Record of the Week: Annie DiRusso’s ‘God I Hate This Place’

Our WNXP Record of the Week is God I Hate This Place, the debut EP from Nashville-based artist Annie DiRusso. On the five-song collection DiRusso combs through the confessional and the coming of age, digging into her sometimes traumatic past from the uncertain perch of the present. The songs channel the spirit of Alanis, the guitar tones of Weezer and the lyrical bluntness of Liz Phair. That’s not to say it’s a simple exercise in nostalgia. Like many of her peers, including fellow Nashvillian and sometime co-writer Briston Maroney, she takes the sounds of her parents’ era and fuses them with her own substance.

DiRusso has been releasing singles and building a following since 2020 and began her artist path writing songs in her Belmont University dorm room. After opening for fellow Nashville-based artist Samia last year, this EP ushers in a new era for DiRusso including her first major, headlining tour (featuring a hometown stop of course).

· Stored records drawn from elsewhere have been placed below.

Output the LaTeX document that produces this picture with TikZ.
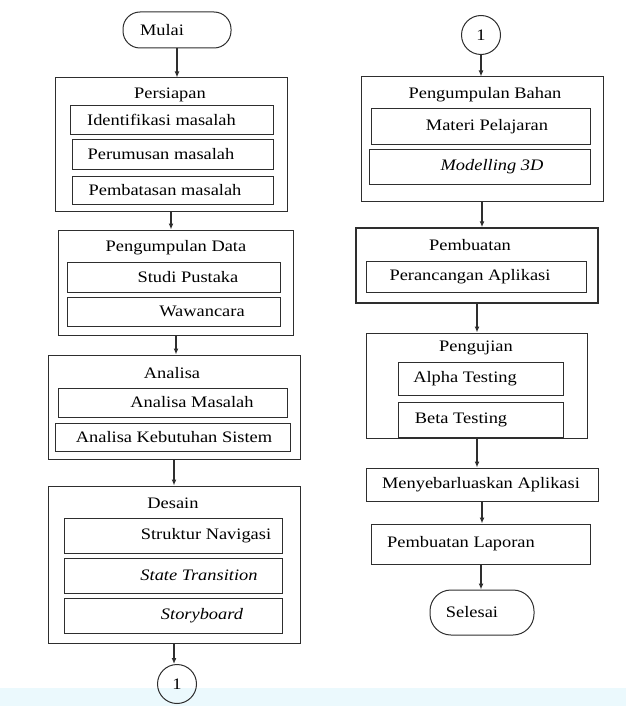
\documentclass[tikz,border=0pt]{standalone}
\usepackage{fontspec}
\setmainfont[FakeStretch=1.15]{Liberation Serif}
\usetikzlibrary{arrows.meta}
\definecolor{linegray}{HTML}{2E2E2E}
\definecolor{bandcyan}{HTML}{EBF9FD}
\newcommand{\sidetext}[2]{\makebox[0pt]{\hspace*{#1}#2}}
\begin{document}
\begin{tikzpicture}[x=1pt,y=-1pt,
  font=\fontsize{16}{19}\selectfont,
  sz/.style 2 args={minimum width=#1pt,minimum height=#2pt},
  box/.style={draw=linegray,line width=1pt,rectangle,inner sep=0pt},
  term/.style={box,rounded corners=17pt},
  conn/.style={draw=linegray,line width=1pt,circle,minimum size=39pt,inner sep=0pt},
  title/.style={inner sep=0pt},
  arr/.style={draw=linegray,line width=1.4pt,-{Latex[length=6pt,width=5pt]}}]%
  \useasboundingbox (0,0) rectangle (626,706);
  \fill[bandcyan] (0,688) rectangle (626,706);

  \node[term,sz={108}{36}] (mulai) at (177,30) {\sidetext{-30pt}{Mulai}};

  \node[box,sz={232}{133}] (persiapan) at (171,144.5) {};
  \node[title] (tpersiapan) at (170,95) {Persiapan};
  \node[box,sz={203}{28}] (identifikasi) at (171.5,120) {\sidetext{-20pt}{Identifikasi  masalah}};
  \node[box,sz={201}{30}] (perumusan) at (172.5,154) {\sidetext{-23pt}{Perumusan masalah}};
  \node[box,sz={201}{28}] (pembatasan) at (172.5,190) {\sidetext{-15pt}{Pembatasan  masalah}};

  \node[box,sz={235}{105}] (data) at (176,282.5) {};
  \node[title] (tdata) at (176,248) {Pengumpulan Data};
  \node[box,sz={213}{30}] (studi) at (173.5,277) {\sidetext{29pt}{Studi Pustaka}};
  \node[box,sz={213}{29}] (wawancara) at (173.5,311.5) {\sidetext{57pt}{Wawancara}};

  \node[box,sz={252}{104}] (analisa) at (174,407) {};
  \node[title] (tanalisa) at (172,373) {Analisa};
  \node[box,sz={229}{29}] (masalah) at (172.5,402.5) {\sidetext{39pt}{Analisa Masalah}};
  \node[box,sz={235}{28}] (kebutuhan) at (172.5,437) {\sidetext{3pt}{Analisa Kebutuhan Sistem}};

  \node[box,sz={252}{157}] (desain) at (174,564.5) {};
  \node[title] (tdesain) at (173,503) {Desain};
  \node[box,sz={218}{35}] (navigasi) at (173,535.5) {\sidetext{66pt}{Struktur Navigasi}};
  \node[box,sz={218}{35}] (state) at (173,575.5) {\sidetext{52pt}{\itshape State Transition}};
  \node[box,sz={218}{35}] (storyboard) at (173,615.5) {\sidetext{58pt}{\itshape Storyboard}};

  \node[conn] (cl) at (177,684) {1};

  \node[conn] (cr) at (481,35) {1};

  \node[box,sz={242}{124}] (bahan) at (482,139) {};
  \node[title] (tbahan) at (485,95) {Pengumpulan Bahan};
  \node[box,sz={219}{35}] (materi) at (480.5,126.5) {\sidetext{13pt}{Materi Pelajaran}};
  \node[box,sz={221}{35}] (modelling) at (479.5,166.5) {\sidetext{25pt}{\itshape Modelling 3D}};

  \node[box,sz={242}{75},line width=1.5pt] (pembuatan) at (477,265.5) {};
  \node[title] (tpembuatan) at (470,245) {Pembuatan};
  \node[box,sz={220}{31}] (perancangan) at (476,276.5) {\sidetext{-12pt}{Perancangan  Aplikasi}};

  \node[box,sz={221}{105}] (pengujian) at (477,385.5) {};
  \node[title] (tpengujian) at (476,348) {Pengujian};
  \node[box,sz={165}{33}] (alpha) at (480.5,378.5) {\sidetext{-31pt}{Alpha Testing}};
  \node[box,sz={165}{35}] (beta) at (480.5,419.5) {\sidetext{-39pt}{Beta Testing}};

  \node[box,sz={232}{33}] (sebar) at (482,484.5) {\sidetext{-2pt}{Menyebarluaskan Aplikasi}};
  \node[box,sz={219}{40}] (laporan) at (481,544) {\sidetext{-40pt}{Pembuatan Laporan}};
  \node[term,sz={104}{45},rounded corners=21pt] (selesai) at (482,612.5) {\sidetext{-20pt}{Selesai}};

  \foreach \a/\b in {mulai/persiapan,persiapan/data,data/analisa,analisa/desain,desain/cl,
                     cr/bahan,bahan/pembuatan,pembuatan/pengujian,pengujian/sebar,sebar/laporan,laporan/selesai}
    \draw[arr] (\a.south) -- (\a.south |- \b.north);
\end{tikzpicture}
\end{document}
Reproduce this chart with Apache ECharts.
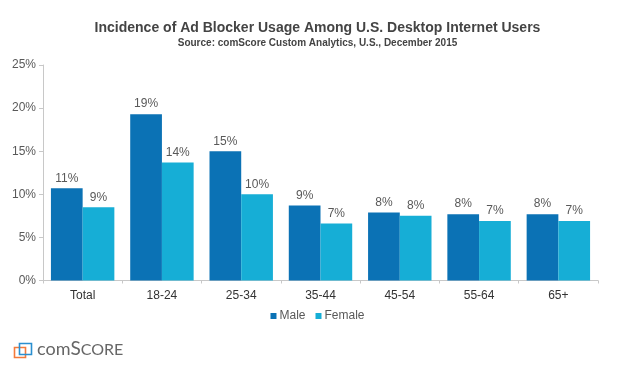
<!DOCTYPE html>
<html>
<head>
<meta charset="utf-8">
<script src="https://cdn.jsdelivr.net/npm/echarts@6/dist/echarts.min.js"></script>
<style>html,body{margin:0;padding:0;background:#fff}#c{width:635px;height:366px}</style>
</head>
<body>
<div id="c"></div>
<script>
const categories = ['Total', '18-24', '25-34', '35-44', '45-54', '55-64', '65+'];
const maleValues = [10.7, 19.3, 15.0, 8.7, 7.9, 7.7, 7.7];
const femaleValues = [8.5, 13.7, 10.0, 6.6, 7.5, 6.9, 6.9];
const maleLabels = ['11%', '19%', '15%', '9%', '8%', '8%', '8%'];
const femaleLabels = ['9%', '14%', '10%', '7%', '8%', '7%', '7%'];
const yTicks = [0, 5, 10, 15, 20, 25];

const chart = echarts.init(document.getElementById('c'));
const txt = '#595959';
const font = 'Liberation Sans, Arial, sans-serif';
chart.setOption({
  animation: false,
  textStyle: { fontFamily: font },
  title: [{
    text: 'Incidence of Ad Blocker Usage Among U.S. Desktop Internet Users',
    left: 'center', top: 16,
    textStyle: { fontSize: 14, fontWeight: 'bold', color: '#444', fontFamily: font }
  }, {
    text: 'Source: comScore Custom Analytics, U.S., December 2015',
    left: 'center', top: 33,
    textStyle: { fontSize: 10, fontWeight: 'bold', color: '#444', fontFamily: font }
  }],
  legend: {
    data: ['Male', 'Female'],
    bottom: 39, left: 'center',
    itemWidth: 6, itemHeight: 6, itemGap: 10,
    icon: 'rect',
    textStyle: { fontSize: 12, color: txt, padding: [0, 0, 0, -2] }
  },
  grid: { left: 43, right: 37, top: 65, bottom: 85.5, containLabel: false },
  xAxis: {
    type: 'category', data: categories,
    axisLine: { lineStyle: { color: '#c8c8c8' } },
    axisTick: { show: true, length: 3, lineStyle: { color: '#c8c8c8' } },
    axisLabel: { fontSize: 12, color: '#333', margin: 9 }
  },
  yAxis: {
    type: 'value', min: 0, max: 25, interval: 5,
    axisLine: { show: true, lineStyle: { color: '#c8c8c8' } },
    axisTick: { show: true, length: 4, lineStyle: { color: '#c8c8c8' } },
    splitLine: { show: false },
    axisLabel: { fontSize: 12, color: txt, margin: 7, formatter: v => yTicks.includes(v) ? v + '%' : '' }
  },
  series: [{
    name: 'Male', type: 'bar', data: maleValues,
    barGap: '0%', barCategoryGap: '20%',
    itemStyle: { color: '#0b72b5' },
    label: { show: true, position: 'top', distance: 4, fontSize: 12, color: txt,
      formatter: p => maleLabels[p.dataIndex] }
  }, {
    name: 'Female', type: 'bar', data: femaleValues,
    itemStyle: { color: '#16aed6' },
    label: { show: true, position: 'top', distance: 4, fontSize: 12, color: txt,
      formatter: p => femaleLabels[p.dataIndex] }
  }],
  graphic: [
    { type: 'rect', left: 12, top: 345, shape: { width: 11, height: 10 }, style: { fill: 'none', stroke: '#f47b3c', lineWidth: 1.6 } },
    { type: 'rect', left: 17, top: 341, shape: { width: 12, height: 11 }, style: { fill: 'none', stroke: '#2a8fd0', lineWidth: 1.6 } },
    { type: 'text', left: 37, top: 339, style: {
      text: '{a|com}{b|S}{c|CORE}',
      rich: {
        a: { fontSize: 18, fill: '#666', fontFamily: 'Lato, Open Sans, sans-serif', verticalAlign: 'bottom', lineHeight: 20 },
        b: { fontSize: 19, fill: '#666', fontFamily: 'Lato, Open Sans, sans-serif', verticalAlign: 'bottom', lineHeight: 20 },
        c: { fontSize: 16, fill: '#666', fontFamily: 'Lato, Open Sans, sans-serif', verticalAlign: 'bottom', lineHeight: 20 }
      }
    } }
  ]
});
</script>
</body>
</html>
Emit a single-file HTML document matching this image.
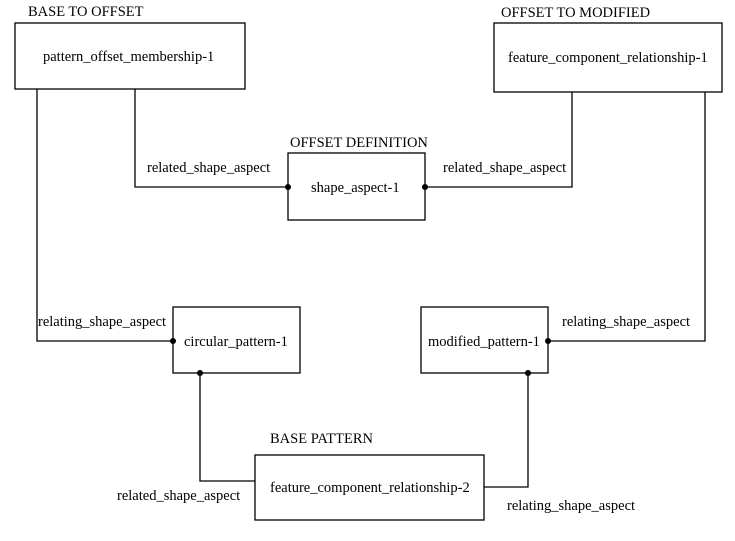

Below, DiRusso walks us through some of the EP’s tracks.

EMERSON

“Emerson was funny because it released on the same day that the EP name, God I Hate This Place, was announced. And I don’t hate my hometown (laughs). I actually love Croton-on-Hudson (New York) and I love the street I grew up on (Emerson). The photo shoot also took place in croton so I could see why it seemed as though I was saying that I hated my hometown or maybe like my family or my street but really it was just that I was in a lot of places I loved and I still couldn’t get out of the state of mind that I hated so much. The ‘place’ that I’m talking about is the state of mind. It just followed me from Nashville to New York to tour, anywhere while I was writing these songs.”

NAUSEOUS

“What’s most important to me about any given song is always gonna be the lyrics. Because I spend the most time figuring out if each word is exactly what I wanna say, which is an impossible task. But I usually will eventually land on something. And so I wanted to make sure for the EP that all of the sounds were going towards the lyrics. Nauseous opens with that spinning around, dizzying, nauseating feeling and then my voice comes in. And you can hear the lyrics and we add little sounds here and there to make it feel like you’re kind of living the lyrics and that’s one of my favorite things.”

HYBRID

“That was kind of a studio created song in a lot of respects. I’d been playing around with those chords for a really long time and we came up with the distorted chorus idea and that shaped the whole song for me. I had those words and it made those words come to life. They’re really simple words ‘I love you but it’s no use. It’s no good. I don’t love you how I should.’ But they’re so heavy and I felt like distorting (the chorus) and adding all that space made them feel as heavy as I wanted them to.”

BODY

“I’ve had that song for awhile but I’ve been very scared to release it. Because I went back and forth on if it was something that I really wanted to say. And I know now that it is something I really want to say and the thing that was holding me back was just fear and perception and stuff like that.

I think that the song is pretty straightforward – I really hate the amount of time that my mind lives in that space of thinking about my body when there are like 100 other cool things I could be thinking about. Say that’s like 50% of my ‘brain time,’ and at times of my life it’s been way more than that, spent on thinking about something so trivial. I could be doing way cooler stuff. It’s realizing that it comes in waves. There’s moments where I feel great, like this is not the fact of my life. But the fact of my life is that it comes back around and it always has and I have a sense that it always will. Realizing that was a tough feeling. And the song is kind of about that. ‘I leave it in different places but I know it’s still following me.’ But it also does make me feel hopeful to think back on where I was and where I am now and hopefully where I could be in the future.”